___ RECORDED DATA ___

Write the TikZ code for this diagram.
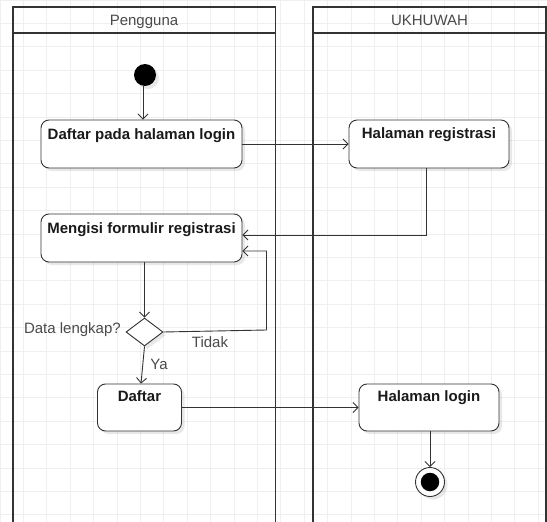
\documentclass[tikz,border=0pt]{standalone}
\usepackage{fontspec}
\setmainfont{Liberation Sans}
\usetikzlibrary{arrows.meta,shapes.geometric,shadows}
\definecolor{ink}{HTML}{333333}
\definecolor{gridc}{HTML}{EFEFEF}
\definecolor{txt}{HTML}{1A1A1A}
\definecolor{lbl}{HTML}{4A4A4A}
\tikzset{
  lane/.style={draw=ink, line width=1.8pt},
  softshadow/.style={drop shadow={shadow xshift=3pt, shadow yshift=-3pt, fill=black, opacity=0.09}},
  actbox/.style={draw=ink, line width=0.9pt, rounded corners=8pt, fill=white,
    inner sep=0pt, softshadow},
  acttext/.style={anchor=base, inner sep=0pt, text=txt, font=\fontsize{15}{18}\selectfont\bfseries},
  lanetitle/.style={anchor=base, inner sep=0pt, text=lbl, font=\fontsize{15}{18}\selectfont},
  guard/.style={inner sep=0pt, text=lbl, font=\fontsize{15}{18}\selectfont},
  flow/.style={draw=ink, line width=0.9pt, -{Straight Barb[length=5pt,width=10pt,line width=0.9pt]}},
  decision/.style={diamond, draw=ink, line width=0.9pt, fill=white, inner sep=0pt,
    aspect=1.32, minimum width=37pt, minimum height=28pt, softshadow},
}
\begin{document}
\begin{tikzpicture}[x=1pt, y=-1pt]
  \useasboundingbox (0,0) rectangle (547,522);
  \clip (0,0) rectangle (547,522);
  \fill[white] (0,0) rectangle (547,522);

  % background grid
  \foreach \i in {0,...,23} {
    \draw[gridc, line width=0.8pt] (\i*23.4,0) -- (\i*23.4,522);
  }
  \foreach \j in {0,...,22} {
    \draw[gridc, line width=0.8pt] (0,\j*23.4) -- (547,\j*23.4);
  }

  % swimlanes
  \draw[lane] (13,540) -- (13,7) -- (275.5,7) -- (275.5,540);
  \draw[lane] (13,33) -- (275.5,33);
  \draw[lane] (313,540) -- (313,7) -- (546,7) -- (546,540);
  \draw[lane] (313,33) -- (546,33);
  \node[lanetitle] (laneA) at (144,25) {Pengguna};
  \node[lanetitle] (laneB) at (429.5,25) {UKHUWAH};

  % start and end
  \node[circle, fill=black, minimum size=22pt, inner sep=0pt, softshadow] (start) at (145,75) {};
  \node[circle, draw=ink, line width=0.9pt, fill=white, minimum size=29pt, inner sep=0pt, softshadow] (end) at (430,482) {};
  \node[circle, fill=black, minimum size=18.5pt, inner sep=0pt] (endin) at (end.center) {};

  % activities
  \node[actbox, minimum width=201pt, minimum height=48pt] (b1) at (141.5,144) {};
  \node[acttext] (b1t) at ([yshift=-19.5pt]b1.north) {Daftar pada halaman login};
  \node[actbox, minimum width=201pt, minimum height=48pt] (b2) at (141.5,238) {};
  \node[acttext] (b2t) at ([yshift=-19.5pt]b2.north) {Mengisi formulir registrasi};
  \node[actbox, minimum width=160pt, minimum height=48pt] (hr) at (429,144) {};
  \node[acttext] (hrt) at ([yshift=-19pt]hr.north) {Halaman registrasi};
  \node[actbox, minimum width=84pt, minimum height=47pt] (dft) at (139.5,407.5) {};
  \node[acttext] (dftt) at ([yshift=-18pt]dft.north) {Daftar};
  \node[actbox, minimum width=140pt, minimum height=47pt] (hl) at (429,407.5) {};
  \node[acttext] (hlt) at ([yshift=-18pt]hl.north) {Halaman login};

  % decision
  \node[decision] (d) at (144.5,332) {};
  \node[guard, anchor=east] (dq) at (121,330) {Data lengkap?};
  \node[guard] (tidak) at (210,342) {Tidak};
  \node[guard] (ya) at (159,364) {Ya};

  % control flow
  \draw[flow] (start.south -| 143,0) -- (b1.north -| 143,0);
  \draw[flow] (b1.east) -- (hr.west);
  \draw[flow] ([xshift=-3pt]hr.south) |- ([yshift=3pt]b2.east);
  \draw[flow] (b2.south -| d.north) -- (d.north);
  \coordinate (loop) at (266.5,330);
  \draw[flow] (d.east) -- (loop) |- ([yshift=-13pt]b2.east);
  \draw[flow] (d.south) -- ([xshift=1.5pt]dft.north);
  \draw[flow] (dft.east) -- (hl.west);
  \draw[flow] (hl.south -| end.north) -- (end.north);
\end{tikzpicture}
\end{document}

___
___ RECORDED DATA ___

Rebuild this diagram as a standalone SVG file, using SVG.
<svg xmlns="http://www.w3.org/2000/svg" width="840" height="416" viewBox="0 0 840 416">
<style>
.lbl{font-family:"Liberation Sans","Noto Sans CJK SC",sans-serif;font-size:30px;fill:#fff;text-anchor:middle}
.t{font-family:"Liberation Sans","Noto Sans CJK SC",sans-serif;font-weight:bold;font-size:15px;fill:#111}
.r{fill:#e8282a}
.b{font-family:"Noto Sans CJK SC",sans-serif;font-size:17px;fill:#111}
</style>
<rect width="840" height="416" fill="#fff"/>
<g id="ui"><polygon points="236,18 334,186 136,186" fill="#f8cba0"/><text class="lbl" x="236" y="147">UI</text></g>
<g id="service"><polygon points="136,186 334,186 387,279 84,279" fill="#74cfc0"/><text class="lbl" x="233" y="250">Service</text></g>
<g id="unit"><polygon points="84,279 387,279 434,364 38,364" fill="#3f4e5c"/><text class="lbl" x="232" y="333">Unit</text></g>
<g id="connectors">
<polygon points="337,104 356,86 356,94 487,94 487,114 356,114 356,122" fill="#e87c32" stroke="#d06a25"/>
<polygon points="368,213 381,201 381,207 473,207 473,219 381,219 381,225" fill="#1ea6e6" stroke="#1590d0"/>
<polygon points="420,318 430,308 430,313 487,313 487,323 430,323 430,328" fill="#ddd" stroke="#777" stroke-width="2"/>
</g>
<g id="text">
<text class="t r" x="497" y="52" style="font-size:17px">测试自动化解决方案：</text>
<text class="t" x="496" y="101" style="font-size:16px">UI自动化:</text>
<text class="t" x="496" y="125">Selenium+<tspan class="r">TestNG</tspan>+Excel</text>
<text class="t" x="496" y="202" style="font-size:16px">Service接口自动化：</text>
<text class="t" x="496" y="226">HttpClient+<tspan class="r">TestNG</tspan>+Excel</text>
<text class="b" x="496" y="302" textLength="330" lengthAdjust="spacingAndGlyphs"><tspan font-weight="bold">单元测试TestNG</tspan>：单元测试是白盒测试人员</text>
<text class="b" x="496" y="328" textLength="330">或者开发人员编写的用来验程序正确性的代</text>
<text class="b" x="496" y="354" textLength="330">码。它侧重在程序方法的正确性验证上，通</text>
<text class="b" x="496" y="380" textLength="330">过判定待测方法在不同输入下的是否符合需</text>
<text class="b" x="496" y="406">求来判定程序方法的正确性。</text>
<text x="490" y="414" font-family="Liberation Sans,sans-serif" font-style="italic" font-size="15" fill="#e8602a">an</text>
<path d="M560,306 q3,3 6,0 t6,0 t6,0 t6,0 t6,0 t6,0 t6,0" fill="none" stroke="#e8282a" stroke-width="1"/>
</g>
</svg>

___
___ RECORDED DATA ___

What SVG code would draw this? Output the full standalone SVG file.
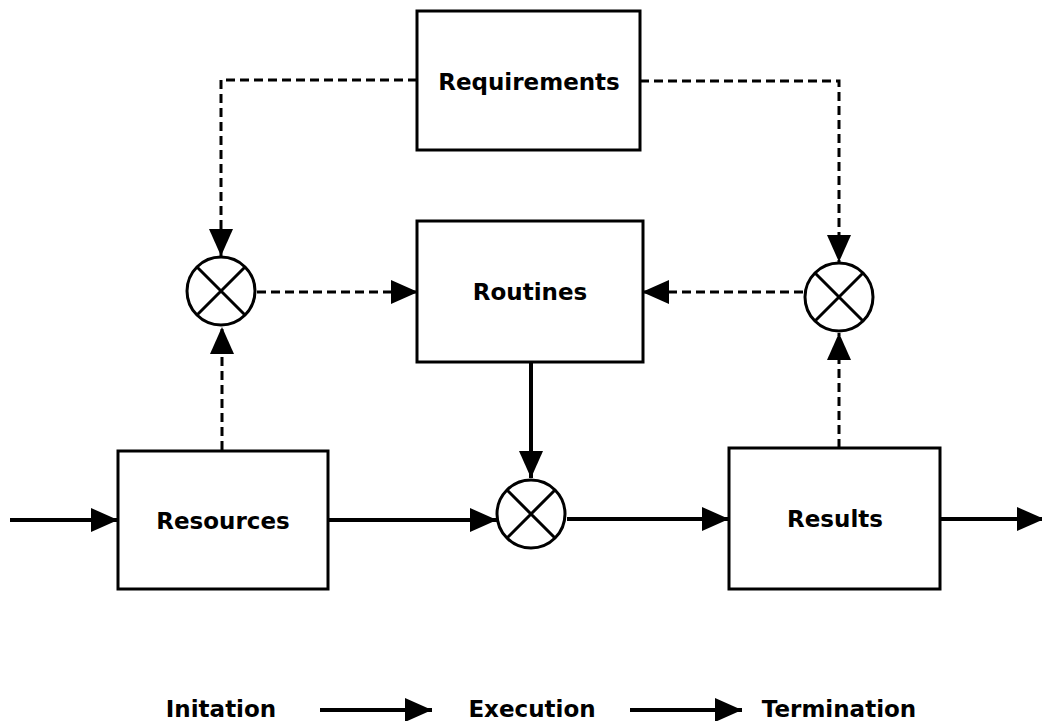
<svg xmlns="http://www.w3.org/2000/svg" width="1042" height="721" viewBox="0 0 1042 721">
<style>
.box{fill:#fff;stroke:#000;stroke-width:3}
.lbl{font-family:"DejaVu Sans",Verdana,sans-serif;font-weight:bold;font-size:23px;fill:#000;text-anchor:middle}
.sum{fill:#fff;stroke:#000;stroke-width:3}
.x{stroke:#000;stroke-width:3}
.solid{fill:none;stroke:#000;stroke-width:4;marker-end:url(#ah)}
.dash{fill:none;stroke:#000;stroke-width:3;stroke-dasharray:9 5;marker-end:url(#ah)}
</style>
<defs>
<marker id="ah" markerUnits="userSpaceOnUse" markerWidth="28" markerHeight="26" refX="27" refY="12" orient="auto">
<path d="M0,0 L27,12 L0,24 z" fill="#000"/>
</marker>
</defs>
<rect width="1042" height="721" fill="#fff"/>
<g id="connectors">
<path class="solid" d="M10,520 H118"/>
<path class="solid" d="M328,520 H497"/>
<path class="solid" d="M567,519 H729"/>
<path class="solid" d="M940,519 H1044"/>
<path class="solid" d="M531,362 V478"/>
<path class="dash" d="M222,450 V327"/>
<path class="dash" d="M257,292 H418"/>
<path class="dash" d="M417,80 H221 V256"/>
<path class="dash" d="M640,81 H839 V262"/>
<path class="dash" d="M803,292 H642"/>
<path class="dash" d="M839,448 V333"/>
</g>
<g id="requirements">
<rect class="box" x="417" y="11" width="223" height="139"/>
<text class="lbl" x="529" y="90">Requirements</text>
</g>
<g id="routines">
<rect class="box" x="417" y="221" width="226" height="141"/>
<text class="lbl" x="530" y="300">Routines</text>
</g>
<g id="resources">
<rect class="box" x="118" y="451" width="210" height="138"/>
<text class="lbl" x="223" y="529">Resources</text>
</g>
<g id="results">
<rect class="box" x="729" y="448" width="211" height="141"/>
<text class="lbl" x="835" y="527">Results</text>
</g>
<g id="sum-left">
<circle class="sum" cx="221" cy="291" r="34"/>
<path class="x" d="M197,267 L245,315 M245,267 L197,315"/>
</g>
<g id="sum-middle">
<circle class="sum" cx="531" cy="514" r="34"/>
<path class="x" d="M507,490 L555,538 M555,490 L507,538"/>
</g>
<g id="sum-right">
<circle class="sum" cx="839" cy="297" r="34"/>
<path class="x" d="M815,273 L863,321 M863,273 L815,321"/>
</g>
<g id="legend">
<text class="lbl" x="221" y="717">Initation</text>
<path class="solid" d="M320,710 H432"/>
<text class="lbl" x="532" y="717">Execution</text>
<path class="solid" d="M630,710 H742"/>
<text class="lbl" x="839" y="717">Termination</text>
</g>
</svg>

___

* _WHAT YOU ARE ASKED TO DO_
Count the lines that hold the string "diagram" and state that number alone.

* _RESPONSE TO THE EXERCISE_
2